Chevrolet bragging about their Z-28, making a road-burning 
220hp?   There are econoboxes today with 2 ltr 4-bangers doing better 
than that.

Smitty!   That Subaru WRX with its 2 ltr engine makes almost 300hp... 
compared to the 2.4 ltrs of the early 'Vair engine which was hard 
pressed to break 100.   Still makes nearly twice what the 'Vair turbo 
engines supposedly made unless tweaked a tad.   ;)   BTDT   Let's 
argue Subarus, Porsches, and Tatras if ya wanna.

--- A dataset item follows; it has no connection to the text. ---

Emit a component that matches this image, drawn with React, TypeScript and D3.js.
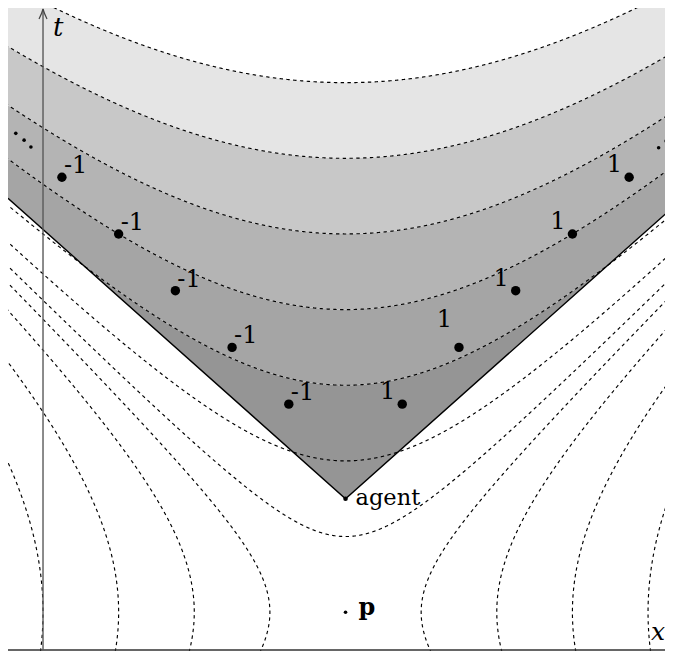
import React, { useEffect, useRef } from "react";
import * as d3 from "d3";

const W = 665;
const H = 643;

// events, in diagram units
const eventP = { x: 4, t: 0.5 };
const agent = { x: 4, t: 2 };
const coneSlope = 0.89;

// level curves of the interval measured from p
const timelikeLevels = [1, 2, 3, 4, 5, 6, 7];
const spacelikeLevels = [1, 2, 3, 4];

// shaded bands inside the agent's cone (between these levels)
const bandEdges = [0, 3, 4, 5, 6, 7];
const bandShades = ["#959595", "#a5a5a5", "#b4b4b4", "#c8c8c8", "#e5e5e5"];

const leftDots = [[3.25, 3.25], [2.5, 4], [1.75, 4.75], [1, 5.5], [0.25, 6.25]];
const rightDots = [[4.75, 3.25], [5.5, 4], [6.25, 4.75], [7, 5.5], [7.75, 6.25]];
const leftLabel = "-1";
const rightLabel = "1";

const leftEllipsis = [[-0.36, 6.83], [-0.25, 6.74], [-0.16, 6.65]];
const rightEllipsis = [[8.14, 6.64], [8.24, 6.73], [8.33, 6.82]];

const FONT = "'DejaVu Serif', serif";

const draw = (node: SVGSVGElement) => {
  const svg = d3.select(node);
  svg.selectAll("*").remove();

  const x = d3.scaleLinear().domain([-0.463, 8.33]).range([0, W]);
  const t = d3.scaleLinear().domain([0, 8.487]).range([642, 0]);

  svg
    .append("defs")
    .append("clipPath")
    .attr("id", "plot")
    .append("rect")
    .attr("width", W)
    .attr("height", 643);

  const g = svg.append("g").attr("clip-path", "url(#plot)");

  const hyp = (tau: number, xx: number) =>
    eventP.t + Math.sqrt((xx - eventP.x) ** 2 + tau * tau);
  const cone = (xx: number) => agent.t + coneSlope * Math.abs(xx - agent.x);

  const xs = d3.range(-0.5, 8.4, 0.004).concat([agent.x]).sort((a, b) => a - b);

  // bands
  bandShades.forEach((shade, i) => {
    const lo = bandEdges[i];
    const hi = bandEdges[i + 1];
    const lower = (xx: number) => Math.max(cone(xx), lo > 0 ? hyp(lo, xx) : -Infinity);
    const area = d3
      .area<number>()
      .x(d => x(d))
      .y0(d => t(lower(d)))
      .y1(d => t(Math.max(lower(d), hyp(hi, d))));
    g.append("path").attr("d", area(xs)).attr("fill", shade).attr("stroke", "none");
  });

  const line = d3
    .line<number[]>()
    .x(d => x(d[0]))
    .y(d => t(d[1]));

  const dashed = (sel: any) =>
    sel
      .attr("fill", "none")
      .attr("stroke", "#000")
      .attr("stroke-width", 1.15)
      .attr("stroke-dasharray", "3.4,3.4");

  // timelike hyperbolas
  timelikeLevels.forEach(tau => {
    g.append("path")
      .attr("d", line(xs.map(xx => [xx, hyp(tau, xx)])))
      .call(dashed);
  });

  // spacelike hyperbolas
  const ts = d3.range(-0.2, 8.7, 0.004);
  spacelikeLevels.forEach(d => {
    [-1, 1].forEach(side => {
      g.append("path")
        .attr(
          "d",
          line(ts.map(tt => [eventP.x + side * Math.sqrt(d * d + (tt - eventP.t) ** 2), tt]))
        )
        .call(dashed);
    });
  });

  // the agent's cone
  const xL = x.domain()[0];
  const xR = x.domain()[1];
  g.append("path")
    .attr(
      "d",
      line([
        [xL, cone(xL)],
        [agent.x, agent.t],
        [xR, cone(xR)]
      ])
    )
    .attr("fill", "none")
    .attr("stroke", "#000")
    .attr("stroke-width", 1.4);

  // axes
  g.append("line")
    .attr("x1", 0)
    .attr("x2", W)
    .attr("y1", t(0))
    .attr("y2", t(0))
    .attr("stroke", "#333")
    .attr("stroke-width", 1.3);

  g.append("line")
    .attr("x1", x(0))
    .attr("x2", x(0))
    .attr("y1", t(0))
    .attr("y2", 1)
    .attr("stroke", "#5a5a5a")
    .attr("stroke-width", 1.4);
  g.append("path")
    .attr("d", `M${x(0) - 4},${11} Q${x(0) - 1},${5} ${x(0)},${1} Q${x(0) + 1},${5} ${x(0) + 4},${11}`)
    .attr("fill", "none")
    .attr("stroke", "#444")
    .attr("stroke-width", 1.2);

  // dots and their labels
  leftDots.forEach(([dx, dt]) => {
    g.append("circle").attr("cx", x(dx)).attr("cy", t(dt)).attr("r", 4.7).attr("fill", "#000");
    g.append("text")
      .attr("x", x(dx) + 2)
      .attr("y", t(dt) - 4)
      .attr("font-family", FONT)
      .attr("font-size", 24)
      .text(leftLabel);
  });
  rightDots.forEach(([dx, dt], i) => {
    g.append("circle").attr("cx", x(dx)).attr("cy", t(dt)).attr("r", 4.7).attr("fill", "#000");
    g.append("text")
      .attr("x", x(dx) - 7)
      .attr("y", t(dt) - 5 - (i === 1 ? 15 : 0))
      .attr("text-anchor", "end")
      .attr("font-family", FONT)
      .attr("font-size", 24)
      .text(rightLabel);
  });

  leftEllipsis.concat(rightEllipsis).forEach(([dx, dt]) => {
    g.append("circle").attr("cx", x(dx)).attr("cy", t(dt)).attr("r", 1.8).attr("fill", "#000");
  });

  // events
  g.append("circle").attr("cx", x(agent.x)).attr("cy", t(agent.t)).attr("r", 2.3).attr("fill", "#000");
  g.append("text")
    .attr("x", x(agent.x) + 10)
    .attr("y", t(agent.t) + 6)
    .attr("font-family", FONT)
    .attr("font-size", 22.5)
    .text("agent");

  g.append("circle").attr("cx", x(eventP.x)).attr("cy", t(eventP.t)).attr("r", 1.8).attr("fill", "#000");
  g.append("text")
    .attr("x", x(eventP.x) + 13)
    .attr("y", t(eventP.t) + 3)
    .attr("font-family", FONT)
    .attr("font-weight", "bold")
    .attr("font-size", 24)
    .text("p");

  g.append("text")
    .attr("x", x(0) + 10)
    .attr("y", 28)
    .attr("font-family", FONT)
    .attr("font-style", "italic")
    .attr("font-size", 26)
    .text("t");
  g.append("text")
    .attr("x", W - 22)
    .attr("y", t(0) - 10)
    .attr("font-family", FONT)
    .attr("font-style", "italic")
    .attr("font-size", 25)
    .text("x");
};

function App() {
  const ref = useRef<SVGSVGElement>(null);
  useEffect(() => {
    if (ref.current) draw(ref.current);
  }, []);
  return <svg ref={ref} width={W} height={H} style={{ display: "block" }} />;
}

export default App;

...so, if anybody bothered to read all of this tripe I just spouted, 
you can see how silly some of the debates can get, concerning how 
much horsepower one engine can make over another, or how 110 and 95 
heads are different... sometimes... but not always... and usually 
only on thursdays...  or what determines a coupe from a sedan, or hot 
vs cold, or early vs late, or whether or not one person's opinion is 
worth getting pissed-off about.   Clashes of egos abound; nobody 

In a couple more years, it's all going to be moot anyway.    The only 
way to have a high performance (relatively speaking) car is 
eventually going to boil down to buying or resurrecting something old 
(if they don't get legislated into oblivion), or buying something 
from overseas and sneaking it into the USA and hiding it in a cave 
someplace and breaking it out after midnight for a quick pass down 
that back road under cover of darkness and far from the prying eyes 
of the Green Nazis.

That oughta start some shit...  ya think?

Again... this is mostly pure opinion sprinkled with enough facts to 
make it defendable from a bar room perspective.   And I don't 
drink.   You guys go ahead and argue... I'll be quiet and watch.